* **INSTRUCTION**: Starting from the top of the material, restate each line exactly until the line that contains "import seaborn as sns", which is also copied. Pictures are excluded.

* **SOURCE DATA**:

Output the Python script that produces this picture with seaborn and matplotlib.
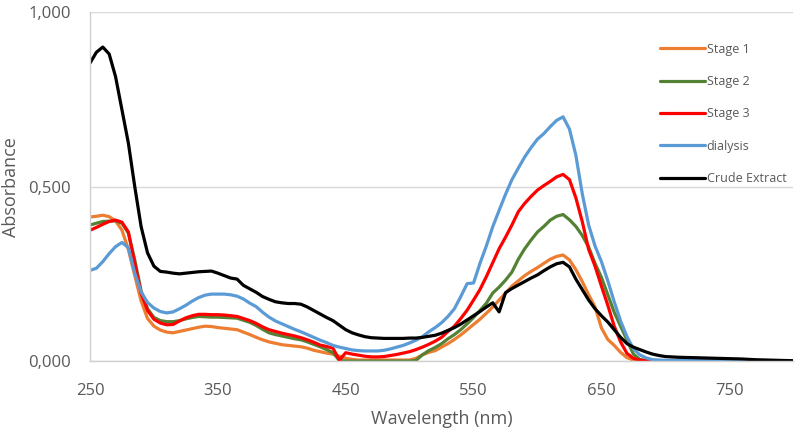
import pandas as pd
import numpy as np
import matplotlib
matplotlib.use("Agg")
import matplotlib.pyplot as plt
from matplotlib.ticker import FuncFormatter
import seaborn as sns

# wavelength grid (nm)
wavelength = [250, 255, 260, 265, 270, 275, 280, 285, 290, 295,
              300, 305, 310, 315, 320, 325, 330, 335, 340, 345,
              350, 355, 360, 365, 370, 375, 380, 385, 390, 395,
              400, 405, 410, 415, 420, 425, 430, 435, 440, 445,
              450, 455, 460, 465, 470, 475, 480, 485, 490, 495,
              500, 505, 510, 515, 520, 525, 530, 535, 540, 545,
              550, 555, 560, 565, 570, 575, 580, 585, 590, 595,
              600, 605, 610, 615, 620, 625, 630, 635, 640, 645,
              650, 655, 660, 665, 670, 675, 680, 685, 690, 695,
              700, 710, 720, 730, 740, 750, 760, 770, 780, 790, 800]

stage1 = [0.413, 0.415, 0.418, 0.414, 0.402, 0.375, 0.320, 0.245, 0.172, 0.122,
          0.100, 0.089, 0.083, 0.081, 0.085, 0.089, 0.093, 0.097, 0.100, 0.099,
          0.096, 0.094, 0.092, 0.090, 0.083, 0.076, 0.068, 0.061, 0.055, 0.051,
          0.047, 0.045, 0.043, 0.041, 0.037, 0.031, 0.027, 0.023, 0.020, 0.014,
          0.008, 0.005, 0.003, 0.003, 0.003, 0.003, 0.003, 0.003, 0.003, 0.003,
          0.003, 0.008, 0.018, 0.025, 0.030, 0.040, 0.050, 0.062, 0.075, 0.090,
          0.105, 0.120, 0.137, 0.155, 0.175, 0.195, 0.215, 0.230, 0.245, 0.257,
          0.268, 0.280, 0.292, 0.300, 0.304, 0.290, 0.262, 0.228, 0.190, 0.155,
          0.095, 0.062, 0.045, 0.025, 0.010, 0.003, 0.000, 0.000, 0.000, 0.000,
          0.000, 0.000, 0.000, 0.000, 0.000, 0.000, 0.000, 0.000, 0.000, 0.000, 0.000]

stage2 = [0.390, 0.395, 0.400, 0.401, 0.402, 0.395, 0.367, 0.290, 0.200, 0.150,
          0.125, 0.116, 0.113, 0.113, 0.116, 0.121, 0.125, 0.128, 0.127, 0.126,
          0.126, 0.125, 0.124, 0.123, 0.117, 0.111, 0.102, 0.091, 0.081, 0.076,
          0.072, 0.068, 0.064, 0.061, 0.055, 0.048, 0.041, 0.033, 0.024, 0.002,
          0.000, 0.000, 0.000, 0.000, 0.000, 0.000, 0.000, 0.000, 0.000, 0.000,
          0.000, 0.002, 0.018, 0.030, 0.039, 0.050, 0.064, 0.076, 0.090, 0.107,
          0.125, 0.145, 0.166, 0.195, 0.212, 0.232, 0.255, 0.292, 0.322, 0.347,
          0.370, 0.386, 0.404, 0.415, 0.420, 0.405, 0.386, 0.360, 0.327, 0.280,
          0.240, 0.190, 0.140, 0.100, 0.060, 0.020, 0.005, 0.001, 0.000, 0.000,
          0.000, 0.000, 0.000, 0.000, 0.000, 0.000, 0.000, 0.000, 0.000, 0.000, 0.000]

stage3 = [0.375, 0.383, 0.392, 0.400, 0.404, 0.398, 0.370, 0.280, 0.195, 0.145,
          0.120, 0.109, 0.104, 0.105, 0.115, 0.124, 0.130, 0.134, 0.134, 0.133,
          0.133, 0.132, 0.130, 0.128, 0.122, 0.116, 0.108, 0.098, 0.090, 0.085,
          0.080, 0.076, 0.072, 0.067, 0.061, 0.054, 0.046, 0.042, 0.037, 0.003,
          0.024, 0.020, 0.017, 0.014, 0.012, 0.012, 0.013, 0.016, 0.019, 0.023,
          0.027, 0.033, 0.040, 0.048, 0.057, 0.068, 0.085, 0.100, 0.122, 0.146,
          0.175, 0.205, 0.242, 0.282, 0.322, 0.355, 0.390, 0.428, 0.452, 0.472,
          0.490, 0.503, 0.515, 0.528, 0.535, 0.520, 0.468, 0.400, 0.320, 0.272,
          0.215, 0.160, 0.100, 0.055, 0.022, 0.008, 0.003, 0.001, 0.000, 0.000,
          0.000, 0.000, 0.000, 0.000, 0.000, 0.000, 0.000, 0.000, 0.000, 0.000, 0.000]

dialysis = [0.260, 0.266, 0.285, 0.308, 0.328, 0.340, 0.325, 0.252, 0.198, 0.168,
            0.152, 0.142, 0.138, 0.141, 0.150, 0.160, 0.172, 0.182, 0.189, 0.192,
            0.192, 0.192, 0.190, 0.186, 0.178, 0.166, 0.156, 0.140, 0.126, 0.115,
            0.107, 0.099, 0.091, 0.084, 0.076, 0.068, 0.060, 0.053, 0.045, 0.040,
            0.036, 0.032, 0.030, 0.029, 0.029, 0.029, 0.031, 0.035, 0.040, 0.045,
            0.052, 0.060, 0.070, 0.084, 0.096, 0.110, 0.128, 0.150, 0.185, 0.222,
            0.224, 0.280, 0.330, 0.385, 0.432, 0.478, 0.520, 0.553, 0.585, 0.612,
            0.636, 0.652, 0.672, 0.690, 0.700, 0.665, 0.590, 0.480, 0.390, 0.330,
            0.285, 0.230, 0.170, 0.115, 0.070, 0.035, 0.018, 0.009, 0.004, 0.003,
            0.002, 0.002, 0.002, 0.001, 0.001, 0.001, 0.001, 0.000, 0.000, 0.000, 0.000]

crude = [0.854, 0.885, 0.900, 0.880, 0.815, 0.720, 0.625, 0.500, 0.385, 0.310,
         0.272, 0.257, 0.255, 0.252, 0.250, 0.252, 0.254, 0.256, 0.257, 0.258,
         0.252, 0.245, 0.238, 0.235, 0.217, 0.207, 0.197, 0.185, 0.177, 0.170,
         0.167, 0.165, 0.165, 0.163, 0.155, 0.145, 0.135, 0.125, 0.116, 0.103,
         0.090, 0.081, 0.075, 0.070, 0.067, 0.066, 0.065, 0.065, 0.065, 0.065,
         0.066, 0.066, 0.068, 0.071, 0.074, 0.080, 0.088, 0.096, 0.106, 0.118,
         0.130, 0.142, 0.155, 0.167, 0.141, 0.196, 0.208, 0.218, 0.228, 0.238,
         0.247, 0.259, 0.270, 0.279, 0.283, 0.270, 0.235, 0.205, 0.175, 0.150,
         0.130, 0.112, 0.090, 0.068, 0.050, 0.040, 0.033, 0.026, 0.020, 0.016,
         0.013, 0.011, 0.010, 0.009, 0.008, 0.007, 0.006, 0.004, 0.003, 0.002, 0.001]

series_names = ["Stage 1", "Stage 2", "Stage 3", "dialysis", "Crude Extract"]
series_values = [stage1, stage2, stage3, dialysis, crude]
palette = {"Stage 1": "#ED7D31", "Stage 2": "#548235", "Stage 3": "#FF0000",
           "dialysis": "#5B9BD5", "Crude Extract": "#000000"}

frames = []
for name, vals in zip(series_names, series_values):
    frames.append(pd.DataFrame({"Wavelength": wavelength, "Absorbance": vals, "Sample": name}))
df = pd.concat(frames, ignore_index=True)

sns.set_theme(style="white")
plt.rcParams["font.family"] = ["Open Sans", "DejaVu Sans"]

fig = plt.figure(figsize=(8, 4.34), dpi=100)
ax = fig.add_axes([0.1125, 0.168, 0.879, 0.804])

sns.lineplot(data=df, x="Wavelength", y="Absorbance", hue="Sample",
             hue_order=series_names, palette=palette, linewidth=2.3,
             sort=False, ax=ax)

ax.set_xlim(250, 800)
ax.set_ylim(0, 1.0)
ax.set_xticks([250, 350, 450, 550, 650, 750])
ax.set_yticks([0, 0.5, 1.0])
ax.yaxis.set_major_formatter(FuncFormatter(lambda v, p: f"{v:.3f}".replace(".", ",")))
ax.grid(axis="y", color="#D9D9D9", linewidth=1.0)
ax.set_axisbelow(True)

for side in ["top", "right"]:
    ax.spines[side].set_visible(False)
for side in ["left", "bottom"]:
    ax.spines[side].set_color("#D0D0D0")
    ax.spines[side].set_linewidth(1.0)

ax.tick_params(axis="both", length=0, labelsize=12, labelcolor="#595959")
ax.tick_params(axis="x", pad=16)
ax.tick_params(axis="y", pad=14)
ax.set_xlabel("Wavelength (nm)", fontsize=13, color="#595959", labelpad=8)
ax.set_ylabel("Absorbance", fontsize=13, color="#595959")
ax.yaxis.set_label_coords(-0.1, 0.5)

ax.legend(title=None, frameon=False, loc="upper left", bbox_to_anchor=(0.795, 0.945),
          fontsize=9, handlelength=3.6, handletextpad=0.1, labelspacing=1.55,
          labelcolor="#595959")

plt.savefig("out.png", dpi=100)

* **CORRECT RESULT**:
Output the Python script that produces this picture with seaborn and matplotlib.
import pandas as pd
import numpy as np
import matplotlib
matplotlib.use("Agg")
import matplotlib.pyplot as plt
from matplotlib.ticker import FuncFormatter
import seaborn as sns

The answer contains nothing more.